Leave out the pictures, then output the lines of the records below from the first through the one containing "const textColor = '#666';".

Records with drawing code
● ● ● ● ● ● ●
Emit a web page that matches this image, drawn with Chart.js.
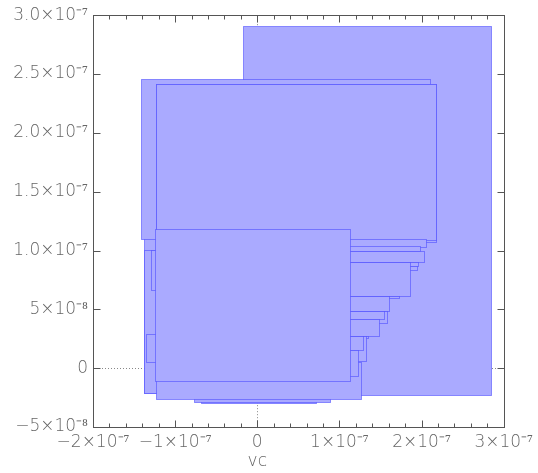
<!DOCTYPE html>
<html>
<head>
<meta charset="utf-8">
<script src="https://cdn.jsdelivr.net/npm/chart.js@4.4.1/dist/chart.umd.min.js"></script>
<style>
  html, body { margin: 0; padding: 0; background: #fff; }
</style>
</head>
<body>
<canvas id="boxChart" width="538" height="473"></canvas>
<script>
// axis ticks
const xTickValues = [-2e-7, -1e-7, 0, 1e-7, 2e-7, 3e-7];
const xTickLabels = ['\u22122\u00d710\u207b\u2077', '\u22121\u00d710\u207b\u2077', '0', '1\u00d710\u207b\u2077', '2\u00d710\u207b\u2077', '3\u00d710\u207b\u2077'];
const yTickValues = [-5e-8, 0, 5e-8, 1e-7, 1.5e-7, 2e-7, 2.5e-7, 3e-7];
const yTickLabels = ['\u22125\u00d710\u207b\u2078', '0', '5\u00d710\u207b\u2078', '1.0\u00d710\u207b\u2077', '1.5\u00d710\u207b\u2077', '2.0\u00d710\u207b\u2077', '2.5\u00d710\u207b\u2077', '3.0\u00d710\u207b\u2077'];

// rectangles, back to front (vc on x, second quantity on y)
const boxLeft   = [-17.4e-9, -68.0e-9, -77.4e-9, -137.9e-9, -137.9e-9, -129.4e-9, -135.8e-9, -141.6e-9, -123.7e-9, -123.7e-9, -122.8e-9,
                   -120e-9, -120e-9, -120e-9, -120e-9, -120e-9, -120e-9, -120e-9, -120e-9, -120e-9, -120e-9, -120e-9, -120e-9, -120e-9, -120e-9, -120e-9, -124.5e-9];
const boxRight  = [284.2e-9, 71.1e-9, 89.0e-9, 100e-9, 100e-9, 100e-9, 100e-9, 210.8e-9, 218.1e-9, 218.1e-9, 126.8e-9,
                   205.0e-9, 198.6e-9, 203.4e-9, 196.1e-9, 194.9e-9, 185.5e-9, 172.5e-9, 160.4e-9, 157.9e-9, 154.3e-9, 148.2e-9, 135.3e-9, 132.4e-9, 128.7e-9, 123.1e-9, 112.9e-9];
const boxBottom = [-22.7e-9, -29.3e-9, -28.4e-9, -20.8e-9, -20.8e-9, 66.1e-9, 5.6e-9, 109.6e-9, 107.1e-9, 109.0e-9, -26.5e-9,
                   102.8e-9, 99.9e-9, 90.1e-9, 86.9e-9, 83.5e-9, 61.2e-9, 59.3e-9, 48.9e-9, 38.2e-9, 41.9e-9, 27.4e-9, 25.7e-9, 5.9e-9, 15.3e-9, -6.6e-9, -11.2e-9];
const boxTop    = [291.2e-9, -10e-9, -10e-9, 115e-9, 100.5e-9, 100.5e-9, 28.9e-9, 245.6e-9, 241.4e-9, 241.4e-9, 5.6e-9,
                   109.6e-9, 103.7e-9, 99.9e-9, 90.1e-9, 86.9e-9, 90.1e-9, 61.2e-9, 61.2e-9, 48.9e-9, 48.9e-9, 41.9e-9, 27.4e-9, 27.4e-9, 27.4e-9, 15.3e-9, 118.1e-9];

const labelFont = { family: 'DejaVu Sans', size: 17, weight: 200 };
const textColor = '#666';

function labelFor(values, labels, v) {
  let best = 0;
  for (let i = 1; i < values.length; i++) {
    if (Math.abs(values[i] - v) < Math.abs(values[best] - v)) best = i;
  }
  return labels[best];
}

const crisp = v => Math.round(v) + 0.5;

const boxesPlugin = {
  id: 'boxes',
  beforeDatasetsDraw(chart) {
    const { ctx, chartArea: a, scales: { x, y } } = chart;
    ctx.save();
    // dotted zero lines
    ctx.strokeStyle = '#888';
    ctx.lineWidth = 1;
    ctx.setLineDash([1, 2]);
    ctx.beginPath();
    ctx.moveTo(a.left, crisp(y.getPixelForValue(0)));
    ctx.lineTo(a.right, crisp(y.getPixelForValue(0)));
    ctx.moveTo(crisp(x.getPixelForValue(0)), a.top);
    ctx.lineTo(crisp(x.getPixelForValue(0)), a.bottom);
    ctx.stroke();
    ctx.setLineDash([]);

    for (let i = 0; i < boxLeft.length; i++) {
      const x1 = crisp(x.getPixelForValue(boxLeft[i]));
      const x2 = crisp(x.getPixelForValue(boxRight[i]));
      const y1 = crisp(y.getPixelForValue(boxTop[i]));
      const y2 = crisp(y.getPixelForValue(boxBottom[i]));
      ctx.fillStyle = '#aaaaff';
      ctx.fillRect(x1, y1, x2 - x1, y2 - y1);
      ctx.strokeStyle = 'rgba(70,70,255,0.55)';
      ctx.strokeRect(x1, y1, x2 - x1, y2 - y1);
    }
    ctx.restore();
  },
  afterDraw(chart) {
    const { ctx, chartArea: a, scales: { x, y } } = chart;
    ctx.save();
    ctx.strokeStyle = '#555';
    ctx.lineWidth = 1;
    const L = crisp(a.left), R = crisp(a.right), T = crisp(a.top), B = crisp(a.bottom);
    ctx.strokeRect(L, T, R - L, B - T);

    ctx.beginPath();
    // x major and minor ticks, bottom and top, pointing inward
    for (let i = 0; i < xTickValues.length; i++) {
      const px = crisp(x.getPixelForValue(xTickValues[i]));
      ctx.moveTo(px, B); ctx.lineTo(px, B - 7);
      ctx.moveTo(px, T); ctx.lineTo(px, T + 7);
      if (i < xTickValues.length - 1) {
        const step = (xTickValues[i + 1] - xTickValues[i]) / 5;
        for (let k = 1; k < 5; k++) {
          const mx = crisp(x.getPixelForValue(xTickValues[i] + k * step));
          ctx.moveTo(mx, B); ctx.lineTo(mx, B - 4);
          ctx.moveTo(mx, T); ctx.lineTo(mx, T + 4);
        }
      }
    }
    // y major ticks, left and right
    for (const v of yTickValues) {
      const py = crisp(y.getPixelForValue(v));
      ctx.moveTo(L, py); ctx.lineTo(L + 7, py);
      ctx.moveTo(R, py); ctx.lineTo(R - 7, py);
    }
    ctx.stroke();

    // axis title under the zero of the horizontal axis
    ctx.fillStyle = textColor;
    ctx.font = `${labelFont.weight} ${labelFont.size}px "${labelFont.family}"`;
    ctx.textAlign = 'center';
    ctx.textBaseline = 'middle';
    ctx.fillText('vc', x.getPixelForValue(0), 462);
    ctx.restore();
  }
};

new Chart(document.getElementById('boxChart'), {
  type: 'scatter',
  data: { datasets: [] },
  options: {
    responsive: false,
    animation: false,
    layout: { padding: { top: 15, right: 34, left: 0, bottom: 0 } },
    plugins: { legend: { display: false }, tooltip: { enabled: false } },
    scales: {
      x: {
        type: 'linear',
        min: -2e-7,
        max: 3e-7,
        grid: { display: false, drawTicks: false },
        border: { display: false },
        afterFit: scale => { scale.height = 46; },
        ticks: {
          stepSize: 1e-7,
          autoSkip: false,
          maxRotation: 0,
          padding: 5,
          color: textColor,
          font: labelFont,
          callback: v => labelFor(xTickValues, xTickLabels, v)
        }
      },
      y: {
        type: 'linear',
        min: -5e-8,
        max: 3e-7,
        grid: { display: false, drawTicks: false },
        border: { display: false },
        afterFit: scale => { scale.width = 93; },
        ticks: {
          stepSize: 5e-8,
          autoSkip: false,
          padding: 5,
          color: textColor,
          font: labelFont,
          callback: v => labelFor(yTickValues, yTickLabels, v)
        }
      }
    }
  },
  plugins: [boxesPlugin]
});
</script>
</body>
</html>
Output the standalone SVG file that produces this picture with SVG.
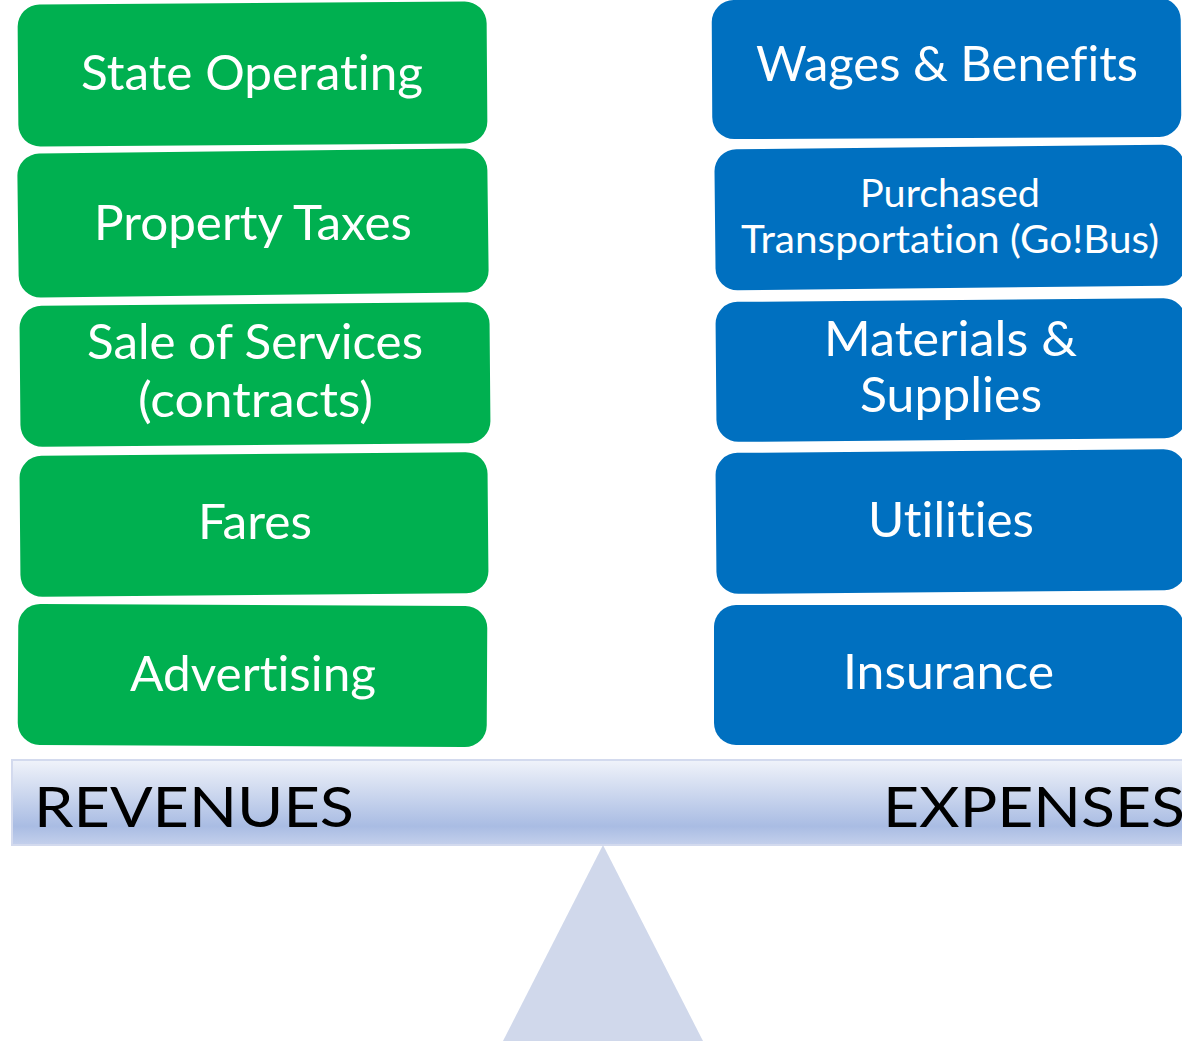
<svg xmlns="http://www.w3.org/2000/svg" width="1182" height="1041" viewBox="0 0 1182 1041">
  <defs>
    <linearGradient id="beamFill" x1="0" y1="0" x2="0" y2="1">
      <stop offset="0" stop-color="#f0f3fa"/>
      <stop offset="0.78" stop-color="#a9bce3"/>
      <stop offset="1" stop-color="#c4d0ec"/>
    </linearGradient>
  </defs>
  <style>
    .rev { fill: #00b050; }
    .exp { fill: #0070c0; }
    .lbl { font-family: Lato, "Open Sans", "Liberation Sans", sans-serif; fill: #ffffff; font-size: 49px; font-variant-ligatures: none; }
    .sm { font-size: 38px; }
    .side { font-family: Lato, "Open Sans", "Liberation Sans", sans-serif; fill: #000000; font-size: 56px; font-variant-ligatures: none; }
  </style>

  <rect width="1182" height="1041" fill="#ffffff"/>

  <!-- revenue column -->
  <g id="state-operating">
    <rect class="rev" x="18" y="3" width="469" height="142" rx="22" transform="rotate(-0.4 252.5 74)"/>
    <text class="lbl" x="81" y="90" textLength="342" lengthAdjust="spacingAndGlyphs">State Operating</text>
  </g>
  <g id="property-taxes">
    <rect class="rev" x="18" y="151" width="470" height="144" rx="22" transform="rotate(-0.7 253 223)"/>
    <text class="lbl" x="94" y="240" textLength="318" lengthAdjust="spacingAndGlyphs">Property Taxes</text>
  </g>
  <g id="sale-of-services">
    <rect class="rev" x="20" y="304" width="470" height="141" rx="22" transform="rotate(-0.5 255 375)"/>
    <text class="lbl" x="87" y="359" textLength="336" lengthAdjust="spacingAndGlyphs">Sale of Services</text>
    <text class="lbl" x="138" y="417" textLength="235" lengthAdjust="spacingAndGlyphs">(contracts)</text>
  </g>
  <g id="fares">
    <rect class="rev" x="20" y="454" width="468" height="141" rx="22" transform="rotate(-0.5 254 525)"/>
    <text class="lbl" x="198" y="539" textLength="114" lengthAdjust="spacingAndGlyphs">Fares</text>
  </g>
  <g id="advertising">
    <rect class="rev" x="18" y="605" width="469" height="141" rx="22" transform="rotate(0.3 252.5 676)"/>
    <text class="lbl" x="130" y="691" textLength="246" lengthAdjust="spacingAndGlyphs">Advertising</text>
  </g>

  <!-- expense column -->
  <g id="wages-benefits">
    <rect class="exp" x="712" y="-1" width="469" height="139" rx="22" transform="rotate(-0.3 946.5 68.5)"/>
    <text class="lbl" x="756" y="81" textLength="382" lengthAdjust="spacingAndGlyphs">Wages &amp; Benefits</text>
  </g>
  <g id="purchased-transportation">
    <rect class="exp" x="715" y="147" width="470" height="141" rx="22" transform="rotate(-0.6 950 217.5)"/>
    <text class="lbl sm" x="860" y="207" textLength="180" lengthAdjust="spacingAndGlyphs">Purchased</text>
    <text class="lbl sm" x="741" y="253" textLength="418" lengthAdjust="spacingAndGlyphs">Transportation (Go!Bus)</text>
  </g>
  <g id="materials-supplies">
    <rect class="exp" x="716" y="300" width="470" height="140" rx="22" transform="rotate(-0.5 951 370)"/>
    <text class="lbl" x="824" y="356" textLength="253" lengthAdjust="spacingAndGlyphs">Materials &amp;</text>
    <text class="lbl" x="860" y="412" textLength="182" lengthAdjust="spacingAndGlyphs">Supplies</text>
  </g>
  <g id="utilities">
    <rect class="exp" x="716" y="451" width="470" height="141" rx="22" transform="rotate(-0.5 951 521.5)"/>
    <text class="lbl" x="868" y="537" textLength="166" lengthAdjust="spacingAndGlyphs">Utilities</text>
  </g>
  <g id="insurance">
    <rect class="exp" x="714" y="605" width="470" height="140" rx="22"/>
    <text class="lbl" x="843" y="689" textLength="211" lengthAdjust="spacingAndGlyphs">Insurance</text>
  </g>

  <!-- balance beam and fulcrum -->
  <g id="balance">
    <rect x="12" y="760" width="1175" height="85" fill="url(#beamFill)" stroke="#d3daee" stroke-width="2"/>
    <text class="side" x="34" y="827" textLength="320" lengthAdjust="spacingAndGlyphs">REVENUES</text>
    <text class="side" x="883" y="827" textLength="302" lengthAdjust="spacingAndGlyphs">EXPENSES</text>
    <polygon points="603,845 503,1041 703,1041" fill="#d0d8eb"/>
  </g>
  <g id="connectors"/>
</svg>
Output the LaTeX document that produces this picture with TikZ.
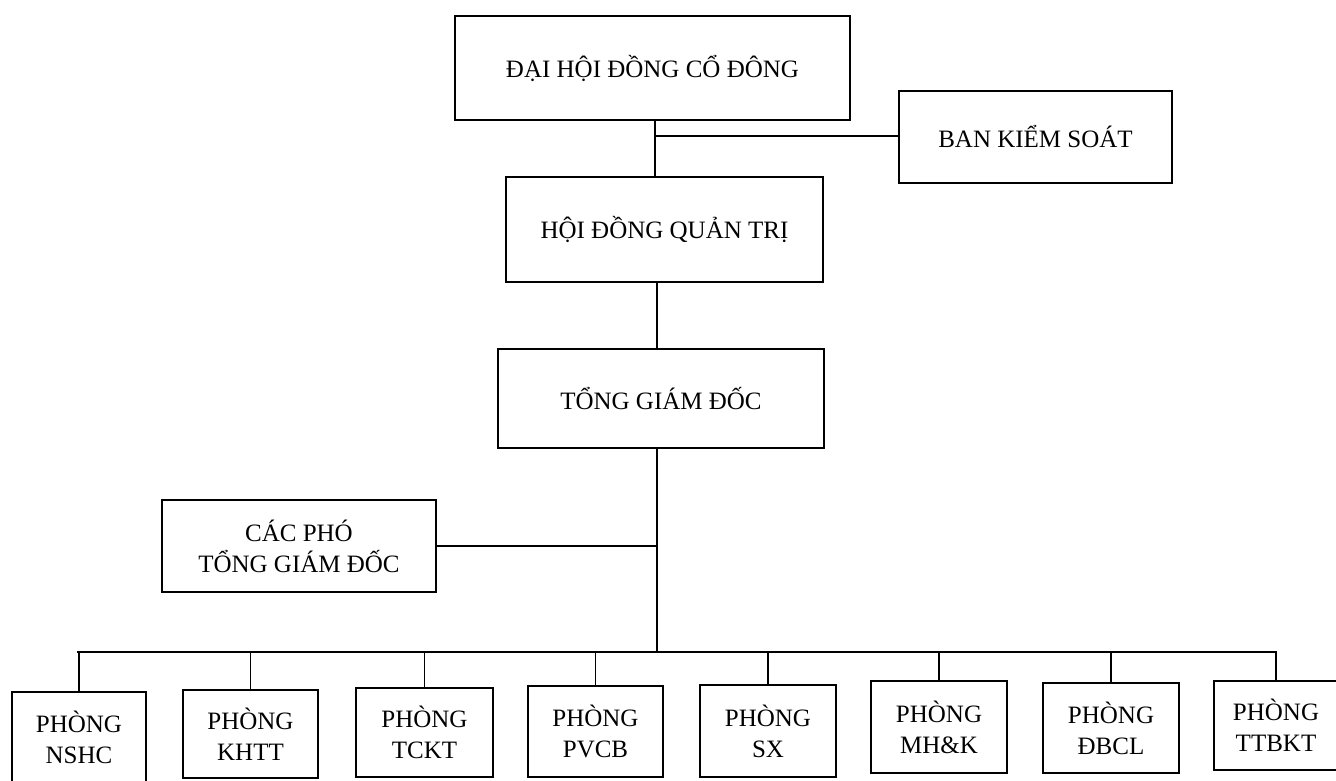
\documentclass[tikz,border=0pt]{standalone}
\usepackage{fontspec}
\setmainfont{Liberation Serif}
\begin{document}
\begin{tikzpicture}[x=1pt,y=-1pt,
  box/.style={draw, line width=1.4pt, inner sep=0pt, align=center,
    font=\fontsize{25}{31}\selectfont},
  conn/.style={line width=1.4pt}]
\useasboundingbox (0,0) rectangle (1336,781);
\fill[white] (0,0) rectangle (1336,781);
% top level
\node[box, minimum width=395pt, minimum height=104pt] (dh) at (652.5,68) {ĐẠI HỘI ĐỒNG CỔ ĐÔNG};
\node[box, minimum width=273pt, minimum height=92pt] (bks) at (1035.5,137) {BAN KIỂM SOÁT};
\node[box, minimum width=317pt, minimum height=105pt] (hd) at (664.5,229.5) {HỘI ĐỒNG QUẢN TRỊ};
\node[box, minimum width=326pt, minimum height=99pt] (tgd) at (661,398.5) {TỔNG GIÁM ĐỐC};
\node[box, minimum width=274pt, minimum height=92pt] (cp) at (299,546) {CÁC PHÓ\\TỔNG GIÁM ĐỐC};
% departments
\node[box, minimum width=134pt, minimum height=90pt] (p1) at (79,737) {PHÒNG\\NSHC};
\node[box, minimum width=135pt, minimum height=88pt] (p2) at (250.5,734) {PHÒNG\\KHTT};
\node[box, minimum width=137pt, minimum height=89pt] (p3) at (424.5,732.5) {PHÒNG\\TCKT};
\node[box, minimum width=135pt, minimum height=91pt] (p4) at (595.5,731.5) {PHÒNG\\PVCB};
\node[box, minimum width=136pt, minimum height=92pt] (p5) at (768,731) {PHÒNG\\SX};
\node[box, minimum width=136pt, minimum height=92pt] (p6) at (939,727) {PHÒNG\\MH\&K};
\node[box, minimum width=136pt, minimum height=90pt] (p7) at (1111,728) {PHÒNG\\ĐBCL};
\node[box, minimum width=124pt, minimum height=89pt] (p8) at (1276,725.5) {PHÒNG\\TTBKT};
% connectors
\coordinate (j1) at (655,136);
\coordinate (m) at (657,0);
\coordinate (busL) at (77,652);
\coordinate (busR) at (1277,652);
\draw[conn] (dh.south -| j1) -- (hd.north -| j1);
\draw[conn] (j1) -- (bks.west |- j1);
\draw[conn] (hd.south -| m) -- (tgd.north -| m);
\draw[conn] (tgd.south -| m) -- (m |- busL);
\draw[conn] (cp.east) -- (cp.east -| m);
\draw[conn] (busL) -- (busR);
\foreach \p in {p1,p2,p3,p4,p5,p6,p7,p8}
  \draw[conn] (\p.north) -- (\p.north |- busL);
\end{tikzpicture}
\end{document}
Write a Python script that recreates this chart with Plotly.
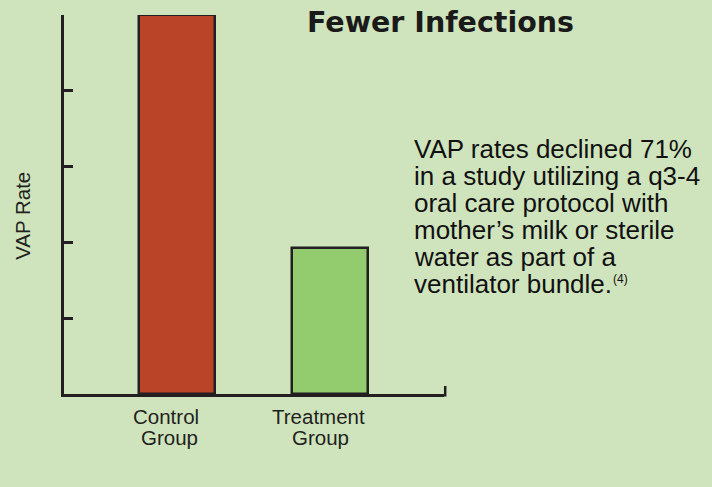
● ● ● ● ● ● ●
> [Solution for this task]:
Emit a web page that matches this image, drawn with Chart.js.
<!DOCTYPE html>
<html>
<head>
<meta charset="utf-8">
<script src="https://cdn.jsdelivr.net/npm/chart.js@4.4.1/dist/chart.umd.min.js"></script>
<style>
  html, body { margin: 0; padding: 0; background: #fff; }
</style>
</head>
<body>
<canvas id="boxChart" width="538" height="473"></canvas>
<script>
// axis ticks
const xTickValues = [-2e-7, -1e-7, 0, 1e-7, 2e-7, 3e-7];
const xTickLabels = ['\u22122\u00d710\u207b\u2077', '\u22121\u00d710\u207b\u2077', '0', '1\u00d710\u207b\u2077', '2\u00d710\u207b\u2077', '3\u00d710\u207b\u2077'];
const yTickValues = [-5e-8, 0, 5e-8, 1e-7, 1.5e-7, 2e-7, 2.5e-7, 3e-7];
const yTickLabels = ['\u22125\u00d710\u207b\u2078', '0', '5\u00d710\u207b\u2078', '1.0\u00d710\u207b\u2077', '1.5\u00d710\u207b\u2077', '2.0\u00d710\u207b\u2077', '2.5\u00d710\u207b\u2077', '3.0\u00d710\u207b\u2077'];

// rectangles, back to front (vc on x, second quantity on y)
const boxLeft   = [-17.4e-9, -68.0e-9, -77.4e-9, -137.9e-9, -137.9e-9, -129.4e-9, -135.8e-9, -141.6e-9, -123.7e-9, -123.7e-9, -122.8e-9,
                   -120e-9, -120e-9, -120e-9, -120e-9, -120e-9, -120e-9, -120e-9, -120e-9, -120e-9, -120e-9, -120e-9, -120e-9, -120e-9, -120e-9, -120e-9, -124.5e-9];
const boxRight  = [284.2e-9, 71.1e-9, 89.0e-9, 100e-9, 100e-9, 100e-9, 100e-9, 210.8e-9, 218.1e-9, 218.1e-9, 126.8e-9,
                   205.0e-9, 198.6e-9, 203.4e-9, 196.1e-9, 194.9e-9, 185.5e-9, 172.5e-9, 160.4e-9, 157.9e-9, 154.3e-9, 148.2e-9, 135.3e-9, 132.4e-9, 128.7e-9, 123.1e-9, 112.9e-9];
const boxBottom = [-22.7e-9, -29.3e-9, -28.4e-9, -20.8e-9, -20.8e-9, 66.1e-9, 5.6e-9, 109.6e-9, 107.1e-9, 109.0e-9, -26.5e-9,
                   102.8e-9, 99.9e-9, 90.1e-9, 86.9e-9, 83.5e-9, 61.2e-9, 59.3e-9, 48.9e-9, 38.2e-9, 41.9e-9, 27.4e-9, 25.7e-9, 5.9e-9, 15.3e-9, -6.6e-9, -11.2e-9];
const boxTop    = [291.2e-9, -10e-9, -10e-9, 115e-9, 100.5e-9, 100.5e-9, 28.9e-9, 245.6e-9, 241.4e-9, 241.4e-9, 5.6e-9,
                   109.6e-9, 103.7e-9, 99.9e-9, 90.1e-9, 86.9e-9, 90.1e-9, 61.2e-9, 61.2e-9, 48.9e-9, 48.9e-9, 41.9e-9, 27.4e-9, 27.4e-9, 27.4e-9, 15.3e-9, 118.1e-9];

const labelFont = { family: 'DejaVu Sans', size: 17, weight: 200 };
const textColor = '#666';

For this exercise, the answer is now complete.